Following the news that all 16- to 17-year-olds are to be offered a COVID vaccine, mother and daughter Kate and Emily urge them to grab the opportunity – and not just for their own benefit
Kate Nicholas (Vilkaitis) was diagnosed with cancer for a second time in March 2021 and is currently going through chemotherapy. Her 17-year-old daughter Emily Vilkaitis, who is needle-phobic, took up the offer of the jab to protect her mother and other vulnerable people, and is urging her peers to do the same.
Kate writes: I managed to get both vaccines before starting chemotherapy in April, but it is still unclear how chemo affects the immunity conferred. Like many, I have been advised to shield, which makes the current relaxation of restrictions quite scary. One of my greatest fears has been that I would have to isolate myself from Emily as she went back to school.
The official line is that the clinically extremely vulnerable should have no contact with anyone who has not had the double vaccine, which currently includes a significant proportion of 18- to -34-year-olds; the demographic to have most eagerly embraced the lifting of restrictions.
The government is opening up vaccines to all 16- and 17-year-olds but, despite incentives ranging from cash to pizza, and horror stories about young people making up one in five hospital admissions, take-up among young people remains alarmingly low for the following reasons:
1. Invulnerability It may have helped young Stone Age hunters, but in the midst of a global pandemic, young people’s belief in their own invulnerability is now working against the interests of society as a whole. Perhaps the time has come for young people to recognise that, in Christ, when we are weak, we are strong (2 Corinthians 12:10).
2. Fear Social media has fuelled irrational and even bizarre fears about the COVID vaccine, but some Christians have become anti-vaxers due to the erroneous belief that taking the vaccine implies a lack of faith. During my own journey through cancer, I have come to understand that medics are God’s hands and feet, and that all the components of medicine and the scientific wisdom required – everything from chemo to vaccines – comes from God. To deny this is to infer that there are some aspects of God’s creation that lie outside his purview. Don’t rely on a diet of prayer and carrots; vaccines are a gift from God.
3. Individual freedoms Another argument is that the rest of the population cannot be held hostage by the 3.5 million clinically extremely vulnerable.

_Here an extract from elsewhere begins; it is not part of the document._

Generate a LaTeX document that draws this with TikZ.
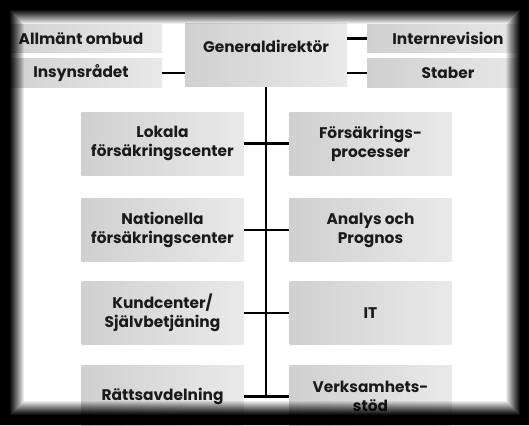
\documentclass[tikz,border=0pt]{standalone}
\usepackage{fontspec}
\setmainfont{Poppins}
\definecolor{boxdark}{RGB}{208, 208, 208}
\definecolor{boxlight}{RGB}{233, 233, 233}
\definecolor{inktext}{RGB}{26, 26, 26}
\usepackage{tikz}
\usetikzlibrary{positioning, calc}
\tikzset{
    unitbox/.style={rectangle, left color=boxdark, right color=boxlight, draw=none,
                    minimum width=162pt, minimum height=63pt, align=center,
                    text=inktext, font=\fontsize{15.4}{19}\selectfont\bfseries},
    sidebox/.style={unitbox, minimum height=28.5pt},
    link/.style={line width=2.6pt, black},
}
\begin{document}
\begin{tikzpicture}[x=1pt, y=-1pt]
            \useasboundingbox (0,0) rectangle (529,425);
            \fill[white] (0,0) rectangle (529,425);
            % top row
            \node[unitbox, text depth=18pt] (gd) at (266,55.5) {Generaldirektör};
            \node[sidebox] (ombud) at (81,38.5) {Allmänt ombud};
            \node[sidebox] (insyn) at (81,73) {Insynsrådet};
            \node[sidebox] (intern) at (448,38.5) {Internrevision};
            \node[sidebox] (staber) at (448,73) {Staber};
            % units
            \node[unitbox] (lokala) at (162.5,143.5) {Lokala\\försäkringscenter};
            \node[unitbox] (forsak) at (370.5,143.5) {Försäkrings-\\processer};
            \node[unitbox] (nation) at (162.5,230) {Nationella\\försäkringscenter};
            \node[unitbox] (analys) at (370.5,230) {Analys och\\Prognos};
            \node[unitbox] (kund) at (162.5,313) {Kundcenter/\\Självbetjäning};
            \node[unitbox] (it) at (370.5,313) {IT};
            \node[unitbox] (ratt) at (162.5,396.5) {Rättsavdelning};
            \node[unitbox] (verk) at (370.5,396.5) {Verksamhets-\\stöd};
            \draw[link] (insyn.east) -- (insyn.east -| gd.west);
            \draw[link] (gd.east |- intern.west) -- (intern.west);
            \draw[link] (gd.east |- staber.west) -- (staber.west);
            \draw[link] (gd.south) -- (gd.south |- ratt.east);
            \draw[link] (lokala.east) -- (forsak.west);
            \draw[link] (nation.east) -- (analys.west);
            \draw[link] (kund.east) -- (it.west);
            \draw[link] (ratt.east) -- (verk.west);
            % dark frame
            \fill[black, even odd rule] (0,0) rectangle (529,425) (10,10) rectangle (520,415);
            \foreach \i in {0,...,13}
                \fill[black, opacity={1-(\i+1)/15}, even odd rule] (10+\i,10+\i) rectangle (520-\i,415-\i)
                    (11+\i,11+\i) rectangle (519-\i,414-\i);
        \end{tikzpicture}
\end{document}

We are the inconvenient truth that everyone who is eager to get back to normality would prefer to forget. But one of the most fundamental tenets of Christianity is the call to “love your neighbour as yourself” (Mark 12:31). If we desire that freedom for ourselves, we should also seek to protect those freedoms for others.
My plea to young people is to take up the vaccine and remember Jesus’ words: “Whatever you did for one of the least of these brothers and sisters of mine you did for me” (Matthew 25:40).
Emily writes: As someone whose mother has cancer, I know how important it is to protect those around me. In spite of my great fear of needles, I have had to face them in order to help my mum face her anxieties and the genuine threat she may have to live with in the present and future.
In spite of everything having ‘returned to normal’, those shielding fear that they will never be able to experience something akin to normal again. And I feel as though, because of that right to normalcy, it is only fair that we give them something we now take for granted, especially with restrictions being lifted so quickly.
I personally feel that getting a vaccine is doing nothing other than helping ourselves and those around us. It is only a prick of pain but it could potentially save hundreds from suffering a horrible fate.